I’ve been sitting on these for about a week, and the best use for this data I’ve come up with is as a sort of baseball RunPee. If you’re a Tigers fan, make sure you’re in your seat before the third inning. If you’re in L.A., do not leave to get a Dodger Dog in the sixth inning. If you like the Royals, though, the sixth would make a great time for a dip in the Kauffman Stadium fountain.
If there’s any visually detectable trend between the two graphs, it might be that the successful teams did more of their scoring early, and less of it late, than the unsuccessful ones. All the Twins’ above-average production in the seventh, eighth, and ninth earned them was a 70-92 record and last place in the AL Central. Of course, returning to the Tigers, Detroit may have a case for the most solidly above-average late-game scoring amongst the playoff teams, and they won the AL Central. Who knows? Maybe you do, or maybe you at least have an idea. If you do, leave a note in the comment section. If you’re just planning your in-game bathroom break and hot-pretzel run, that’s fine too.
A thought, including the 10th inning in these figures is a bit misleading for two reasons. Most games don’t go to extra innings, and those that do are likely to have fewer runs because the bottom half of the tenth could end early (a team could be racking up hits and runs at this point, but only get enough to go ahead with outs remaining). The first problem could be solved by dividing by the number of times that inning was played. The second problem won’t be solved by that and also affects the 9th inning.
It would be interesting to provide a statistical test for whether or a particular team’s run distribution (through 9 innings) is consistent with a flat distribution (equal expected number of runs per inning) and again the same test for the league average.
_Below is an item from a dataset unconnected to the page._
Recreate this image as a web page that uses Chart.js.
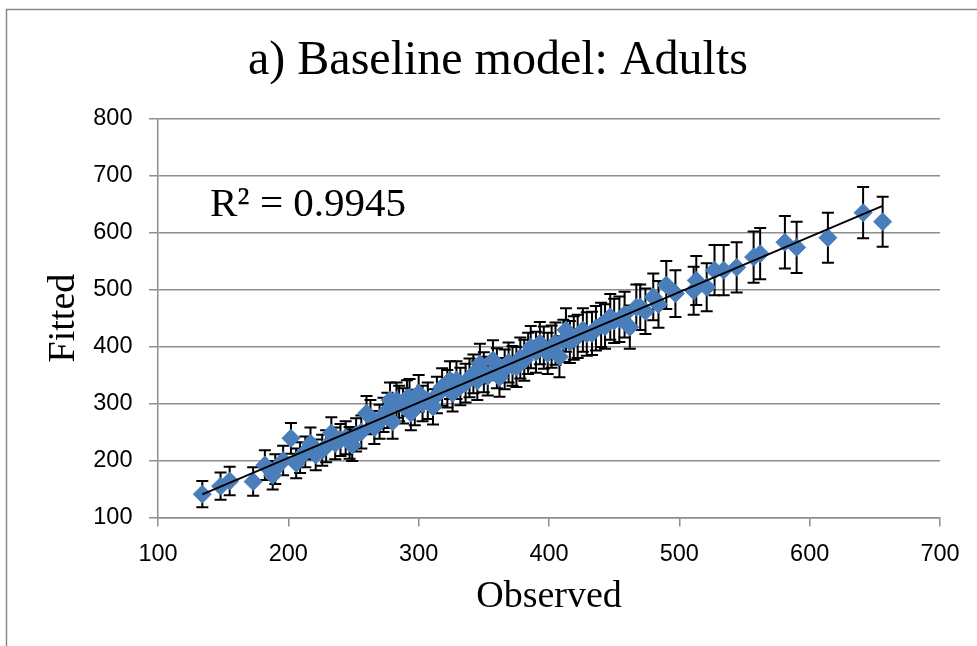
<!DOCTYPE html>
<html>
<head>
<meta charset="utf-8">
<script src="https://cdn.jsdelivr.net/npm/chart.js@4/dist/chart.umd.min.js"></script>
<style>
  html, body { margin: 0; padding: 0; background: #fff; }
  #wrap { width: 977px; height: 646px; }
</style>
</head>
<body>
<div id="wrap"><canvas id="c" width="977" height="646"></canvas></div>
<script>
// Observed vs fitted counts, baseline model (adults)
const observed = [
  134,148,155,173,182,188,190,196,202,206,
  209,213,217,221,226,229,233,236,240,244,
  247,249,252,256,260,263,266,270,273,276,
  278,280,283,285,288,291,293,294,297,300,
  303,307,311,314,318,322,324,326,329,332,
  336,339,342,345,347,350,353,357,360,362,
  366,369,372,375,378,381,384,386,390,393,
  396,399,402,405,408,411,413,416,419,422,
  426,429,433,436,440,443,447,450,454,458,
  462,467,470,474,480,484,490,497,511,513,
  521,527,534,544,557,562,581,590,614,641,656
];
const fitted = [
  141,155,164,163,192,174,185,200,239,195,
  205,215,230,210,218,225,248,230,236,240,
  231,227,245,250,283,276,258,268,280,288,
  306,268,306,300,296,310,311,283,293,318,
  300,305,294,315,329,326,341,318,341,330,
  336,345,352,340,370,355,348,376,362,346,
  360,372,366,364,380,376,388,399,390,406,
  398,388,400,405,382,410,429,408,415,418,
  429,422,423,432,438,435,452,445,448,456,
  434,469,469,462,487,474,508,493,498,516,
  504,534,534,539,557,563,583,574,591,635,619
];
// half-width of each fitted value's error bar
const errorHalf = [
  23,24,25,25,26,25,26,26,27,26,
  27,27,28,27,27,28,28,28,28,29,
  28,28,29,29,30,30,29,30,30,31,
  31,30,31,31,31,31,32,30,31,32,
  31,32,31,32,33,33,33,32,33,33,
  34,34,34,34,35,35,34,35,35,34,
  35,35,35,35,36,36,36,37,36,37,
  37,36,37,37,36,37,38,37,38,38,
  38,38,38,39,39,39,40,39,40,40,
  38,40,40,40,41,41,42,41,42,43,
  42,44,44,44,45,45,46,45,44,45,44
];
const xTicks = [100, 200, 300, 400, 500, 600, 700];
const yTicks = [100, 200, 300, 400, 500, 600, 700, 800];
const chartTitle = 'a) Baseline model: Adults';
const xTitle = 'Observed';
const yTitle = 'Fitted';
const rSquaredLabel = 'R\u00B2 = 0.9945';

const points = observed.map((x, i) => ({ x: x, y: fitted[i], err: errorHalf[i] }));

// least-squares trend line through the points
const n = observed.length;
const mx = observed.reduce((a, b) => a + b, 0) / n;
const my = fitted.reduce((a, b) => a + b, 0) / n;
let sxy = 0, sxx = 0;
for (let i = 0; i < n; i++) {
  sxy += (observed[i] - mx) * (fitted[i] - my);
  sxx += (observed[i] - mx) * (observed[i] - mx);
}
const slope = sxy / sxx;
const intercept = my - slope * mx;
const xMin = Math.min(...observed), xMax = Math.max(...observed);
const trend = [
  { x: xMin, y: intercept + slope * xMin },
  { x: xMax, y: intercept + slope * xMax }
];

const GRID = '#8e8e8e';
const SERIF = "'Liberation Serif', 'Times New Roman', serif";
const SANS = "'Liberation Sans', Arial, sans-serif";

const framePlugin = {
  id: 'frame',
  beforeDraw(chart) {
    const ctx = chart.ctx;
    ctx.save();
    ctx.fillStyle = '#fff';
    ctx.fillRect(0, 0, chart.width, chart.height);
    ctx.strokeStyle = '#8a8a8a';
    ctx.lineWidth = 1.5;
    ctx.beginPath();
    ctx.moveTo(6.5, chart.height + 5);
    ctx.lineTo(6.5, 9.5);
    ctx.lineTo(chart.width + 5, 9.5);
    ctx.stroke();
    ctx.restore();
  }
};

const errorBarPlugin = {
  id: 'errorBars',
  beforeDatasetsDraw(chart) {
    const ctx = chart.ctx;
    const xs = chart.scales.x, ys = chart.scales.y;
    const cap = 6;
    ctx.save();
    ctx.strokeStyle = '#000';
    ctx.lineWidth = 2;
    points.forEach(p => {
      const px = xs.getPixelForValue(p.x);
      const top = ys.getPixelForValue(p.y + p.err);
      const bot = ys.getPixelForValue(p.y - p.err);
      ctx.beginPath();
      ctx.moveTo(px, top); ctx.lineTo(px, bot);
      ctx.moveTo(px - cap, top); ctx.lineTo(px + cap, top);
      ctx.moveTo(px - cap, bot); ctx.lineTo(px + cap, bot);
      ctx.stroke();
    });
    ctx.restore();
  }
};

const r2Plugin = {
  id: 'r2Label',
  afterDatasetsDraw(chart) {
    const ctx = chart.ctx;
    const a = chart.chartArea;
    ctx.save();
    ctx.font = '41px ' + SERIF;
    ctx.fillStyle = '#000';
    ctx.textAlign = 'left';
    ctx.textBaseline = 'alphabetic';
    ctx.fillText(rSquaredLabel, a.left + 52, a.top + 97);
    ctx.restore();
  }
};

new Chart(document.getElementById('c'), {
  data: {
    datasets: [
      {
        type: 'line',
        data: trend,
        borderColor: '#000',
        borderWidth: 1.8,
        pointRadius: 0,
        fill: false,
        order: 0
      },
      {
        type: 'scatter',
        data: points,
        pointStyle: 'rectRot',
        pointRadius: 9,
        pointHoverRadius: 9,
        backgroundColor: '#4a7ebb',
        borderColor: '#4a7ebb',
        borderWidth: 1,
        order: 1
      }
    ]
  },
  options: {
    responsive: false,
    animation: false,
    devicePixelRatio: 1,
    events: [],
    layout: { padding: { left: 19, right: 0, top: 0, bottom: 0 } },
    plugins: {
      legend: { display: false },
      tooltip: { enabled: false },
      title: {
        display: true,
        text: chartTitle,
        color: '#000',
        font: { family: SERIF, size: 48, weight: 'normal', lineHeight: 1.2 },
        padding: { top: 33, bottom: 28 }
      }
    },
    scales: {
      x: {
        type: 'linear',
        min: 100,
        max: 700,
        afterBuildTicks: s => { s.ticks = xTicks.map(v => ({ value: v })); },
        afterFit: s => { s.height = 128.5; s.paddingRight = 37; },
        ticks: { color: '#000', font: { family: SANS, size: 23.5 }, padding: 14 },
        grid: { drawOnChartArea: false, drawTicks: true, tickLength: 9, color: GRID, lineWidth: 1.5 },
        border: { display: true, color: GRID, width: 1.5 },
        title: {
          display: true,
          text: xTitle,
          color: '#000',
          font: { family: SERIF, size: 38, weight: 'normal', lineHeight: 1 },
          padding: { top: 0, bottom: 30 }
        }
      },
      y: {
        type: 'linear',
        min: 100,
        max: 800,
        afterBuildTicks: s => { s.ticks = yTicks.map(v => ({ value: v })); },
        afterFit: s => { s.width = 139; },
        ticks: { color: '#000', font: { family: SANS, size: 23.5 }, padding: 16.5 },
        grid: { drawOnChartArea: true, drawTicks: true, tickLength: 9, color: GRID, lineWidth: 1.5 },
        border: { display: true, color: GRID, width: 1.5 },
        title: {
          display: true,
          text: yTitle,
          color: '#000',
          font: { family: SERIF, size: 38, weight: 'normal', lineHeight: 1 },
          padding: { top: 26, bottom: 0 }
        }
      }
    }
  },
  plugins: [framePlugin, errorBarPlugin, r2Plugin]
});
</script>
</body>
</html>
The “10th inning” figures are different than those for the first nine innings, as presented, but I don’t think including them impairs the presentation of the first nine. I don’t see it as a problem as much as additional information that doesn’t quite fit but wasn’t difficult to include.
I am glad to send anyone the worksheets I used for this, which contain the data from Retrosheet for every team from the 2014 season.
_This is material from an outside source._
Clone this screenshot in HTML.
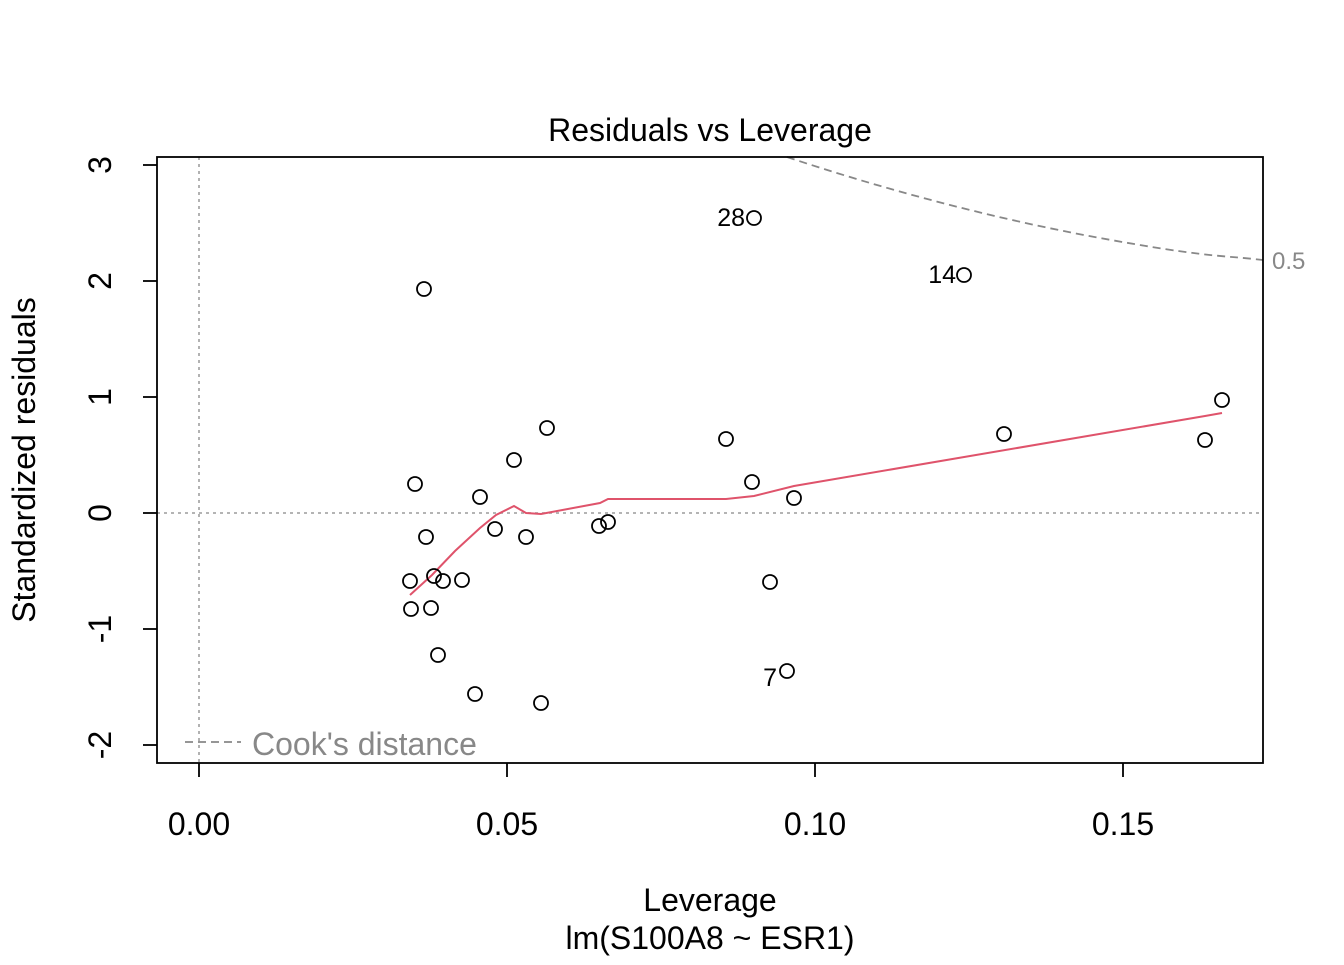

Working on a legislative application next: http://politics.blog.ajc.com/2015/03/03/religious-liberty-bill-passes-during-a-bathroom-break/.
A couple more notes on the Twins, since I singled them out above. First, I took another look at their total output for 2014 and was a little surprised to see that they were seventh-best in terms of runs scored per game (4.41). How did they finish twenty games out of first in the Central? Their defense blew. Only one team allowed more runs per game, only two allowed a worse opposing True Average, only four posted a worse FIP, and not one team was worse in the field in terms of Defensive Efficiency.
Despite all that, there was a shining diamond in the rough roughage: starting pitcher Phil Hughes. Minnesota rode him hard: 209 2/3 innings pitched made for the busiest season of his career. During the course of his thirty-two starts, though, he only allowed sixteen walks! The only season in which he allowed fewer than sixteen walks was his second, in 2008, when he allowed fifteen walks . . . in thirty-four innings. He only bested his 1.13 WHIP once, when he allowed 1.12 in eighty-six innings in 2009. 2.68 FIP? Best of his career. According to the pitching component of WARP, only the two Cy-Young winners, Cory Kluber and Clayton Kershaw, had better seasons in 2014. Not bad, which is what the rest of the staff was.